>> BEGIN Collected data

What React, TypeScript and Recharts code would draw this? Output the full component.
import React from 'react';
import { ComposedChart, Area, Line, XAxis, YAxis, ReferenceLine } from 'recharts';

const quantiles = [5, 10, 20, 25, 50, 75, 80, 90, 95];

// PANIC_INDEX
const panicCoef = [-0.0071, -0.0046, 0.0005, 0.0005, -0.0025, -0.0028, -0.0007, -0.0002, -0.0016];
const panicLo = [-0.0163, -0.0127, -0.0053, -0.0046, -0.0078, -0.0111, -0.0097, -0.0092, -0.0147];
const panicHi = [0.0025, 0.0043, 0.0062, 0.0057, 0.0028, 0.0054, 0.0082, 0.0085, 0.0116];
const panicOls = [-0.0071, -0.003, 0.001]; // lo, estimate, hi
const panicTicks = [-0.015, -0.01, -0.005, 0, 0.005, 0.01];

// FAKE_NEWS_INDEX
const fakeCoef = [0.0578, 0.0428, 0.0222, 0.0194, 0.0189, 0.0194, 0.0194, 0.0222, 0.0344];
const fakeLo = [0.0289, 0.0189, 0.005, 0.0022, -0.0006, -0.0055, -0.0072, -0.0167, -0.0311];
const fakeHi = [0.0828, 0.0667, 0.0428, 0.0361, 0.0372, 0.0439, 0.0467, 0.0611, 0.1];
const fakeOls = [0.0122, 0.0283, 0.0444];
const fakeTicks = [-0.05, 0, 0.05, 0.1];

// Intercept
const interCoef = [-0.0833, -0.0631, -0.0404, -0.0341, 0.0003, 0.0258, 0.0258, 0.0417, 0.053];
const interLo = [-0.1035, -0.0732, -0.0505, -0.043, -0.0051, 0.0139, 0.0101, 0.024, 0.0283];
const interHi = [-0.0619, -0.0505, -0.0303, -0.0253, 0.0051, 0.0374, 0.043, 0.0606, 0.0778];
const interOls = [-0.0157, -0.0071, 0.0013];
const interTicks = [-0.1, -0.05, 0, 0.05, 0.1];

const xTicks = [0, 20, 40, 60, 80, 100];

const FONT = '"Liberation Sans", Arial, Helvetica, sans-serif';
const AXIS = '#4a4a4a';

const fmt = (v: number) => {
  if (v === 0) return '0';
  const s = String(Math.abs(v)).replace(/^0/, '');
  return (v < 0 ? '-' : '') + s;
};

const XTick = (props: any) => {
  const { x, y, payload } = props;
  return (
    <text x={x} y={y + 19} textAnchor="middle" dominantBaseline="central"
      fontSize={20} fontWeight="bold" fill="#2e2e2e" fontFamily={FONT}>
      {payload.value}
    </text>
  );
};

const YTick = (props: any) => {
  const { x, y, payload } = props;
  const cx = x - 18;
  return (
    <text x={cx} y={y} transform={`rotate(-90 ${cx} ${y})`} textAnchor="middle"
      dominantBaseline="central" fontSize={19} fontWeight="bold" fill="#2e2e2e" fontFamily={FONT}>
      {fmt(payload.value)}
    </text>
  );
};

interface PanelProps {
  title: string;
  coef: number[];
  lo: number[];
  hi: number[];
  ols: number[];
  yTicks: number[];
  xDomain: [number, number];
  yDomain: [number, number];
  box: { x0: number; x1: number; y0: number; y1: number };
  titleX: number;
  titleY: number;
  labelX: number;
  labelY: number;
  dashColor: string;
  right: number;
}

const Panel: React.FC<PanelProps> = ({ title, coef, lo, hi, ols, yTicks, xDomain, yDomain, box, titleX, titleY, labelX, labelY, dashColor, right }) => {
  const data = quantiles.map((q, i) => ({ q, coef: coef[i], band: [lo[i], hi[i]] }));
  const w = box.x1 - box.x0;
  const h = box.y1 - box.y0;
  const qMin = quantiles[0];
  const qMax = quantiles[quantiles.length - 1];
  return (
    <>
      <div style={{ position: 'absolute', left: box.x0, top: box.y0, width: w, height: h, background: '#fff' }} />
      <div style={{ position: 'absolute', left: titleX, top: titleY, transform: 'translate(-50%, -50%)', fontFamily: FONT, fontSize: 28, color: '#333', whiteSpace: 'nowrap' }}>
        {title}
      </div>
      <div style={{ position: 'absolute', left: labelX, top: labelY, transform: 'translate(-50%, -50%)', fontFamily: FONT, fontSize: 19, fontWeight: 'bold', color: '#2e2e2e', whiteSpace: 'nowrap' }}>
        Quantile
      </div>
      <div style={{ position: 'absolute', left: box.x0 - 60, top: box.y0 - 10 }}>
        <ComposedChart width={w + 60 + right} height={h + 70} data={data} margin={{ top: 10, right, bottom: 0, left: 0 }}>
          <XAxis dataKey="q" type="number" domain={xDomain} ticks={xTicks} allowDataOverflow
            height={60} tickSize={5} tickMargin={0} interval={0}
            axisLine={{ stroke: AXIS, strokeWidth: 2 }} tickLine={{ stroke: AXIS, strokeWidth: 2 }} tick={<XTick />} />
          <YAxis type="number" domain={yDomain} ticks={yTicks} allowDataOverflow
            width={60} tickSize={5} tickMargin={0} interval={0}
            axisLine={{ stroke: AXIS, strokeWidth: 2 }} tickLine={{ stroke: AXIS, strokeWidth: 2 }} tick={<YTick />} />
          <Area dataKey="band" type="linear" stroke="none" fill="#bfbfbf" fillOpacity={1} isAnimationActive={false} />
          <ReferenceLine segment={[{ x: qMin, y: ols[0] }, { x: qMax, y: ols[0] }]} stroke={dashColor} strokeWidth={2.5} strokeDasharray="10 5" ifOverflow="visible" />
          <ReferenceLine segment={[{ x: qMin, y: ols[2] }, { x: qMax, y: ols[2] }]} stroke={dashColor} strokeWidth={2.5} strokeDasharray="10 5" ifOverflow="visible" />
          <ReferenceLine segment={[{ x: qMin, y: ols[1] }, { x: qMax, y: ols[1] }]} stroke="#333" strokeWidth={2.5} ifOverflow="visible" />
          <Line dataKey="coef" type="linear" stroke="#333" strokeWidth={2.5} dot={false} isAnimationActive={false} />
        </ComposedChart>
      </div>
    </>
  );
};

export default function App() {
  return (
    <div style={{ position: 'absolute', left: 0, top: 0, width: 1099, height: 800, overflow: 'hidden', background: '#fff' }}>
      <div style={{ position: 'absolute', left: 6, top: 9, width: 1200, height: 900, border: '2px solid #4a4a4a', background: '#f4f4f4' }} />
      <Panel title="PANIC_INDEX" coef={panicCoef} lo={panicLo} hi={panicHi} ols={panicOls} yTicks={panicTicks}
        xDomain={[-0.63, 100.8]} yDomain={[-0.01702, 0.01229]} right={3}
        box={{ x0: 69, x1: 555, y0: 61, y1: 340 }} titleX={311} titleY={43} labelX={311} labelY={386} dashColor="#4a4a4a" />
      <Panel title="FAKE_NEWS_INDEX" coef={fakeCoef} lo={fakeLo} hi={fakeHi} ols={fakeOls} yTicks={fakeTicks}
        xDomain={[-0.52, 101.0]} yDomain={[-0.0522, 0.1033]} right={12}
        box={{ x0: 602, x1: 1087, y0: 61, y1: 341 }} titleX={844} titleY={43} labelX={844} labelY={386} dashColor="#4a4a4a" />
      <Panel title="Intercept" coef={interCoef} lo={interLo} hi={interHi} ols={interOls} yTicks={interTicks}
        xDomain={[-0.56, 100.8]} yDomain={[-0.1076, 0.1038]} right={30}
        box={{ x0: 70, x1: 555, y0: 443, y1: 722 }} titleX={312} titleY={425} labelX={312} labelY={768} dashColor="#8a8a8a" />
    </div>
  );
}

>> END Collected data

| Aim |
Starting at the top of the data above, repeat every line exactly until the line containing "const fakeTicks = [-0.05, 0, 0.05, 0.1];" has been given, then stop.

| Response |
What React, TypeScript and Recharts code would draw this? Output the full component.
import React from 'react';
import { ComposedChart, Area, Line, XAxis, YAxis, ReferenceLine } from 'recharts';

const quantiles = [5, 10, 20, 25, 50, 75, 80, 90, 95];

// PANIC_INDEX
const panicCoef = [-0.0071, -0.0046, 0.0005, 0.0005, -0.0025, -0.0028, -0.0007, -0.0002, -0.0016];
const panicLo = [-0.0163, -0.0127, -0.0053, -0.0046, -0.0078, -0.0111, -0.0097, -0.0092, -0.0147];
const panicHi = [0.0025, 0.0043, 0.0062, 0.0057, 0.0028, 0.0054, 0.0082, 0.0085, 0.0116];
const panicOls = [-0.0071, -0.003, 0.001]; // lo, estimate, hi
const panicTicks = [-0.015, -0.01, -0.005, 0, 0.005, 0.01];

// FAKE_NEWS_INDEX
const fakeCoef = [0.0578, 0.0428, 0.0222, 0.0194, 0.0189, 0.0194, 0.0194, 0.0222, 0.0344];
const fakeLo = [0.0289, 0.0189, 0.005, 0.0022, -0.0006, -0.0055, -0.0072, -0.0167, -0.0311];
const fakeHi = [0.0828, 0.0667, 0.0428, 0.0361, 0.0372, 0.0439, 0.0467, 0.0611, 0.1];
const fakeOls = [0.0122, 0.0283, 0.0444];
const fakeTicks = [-0.05, 0, 0.05, 0.1];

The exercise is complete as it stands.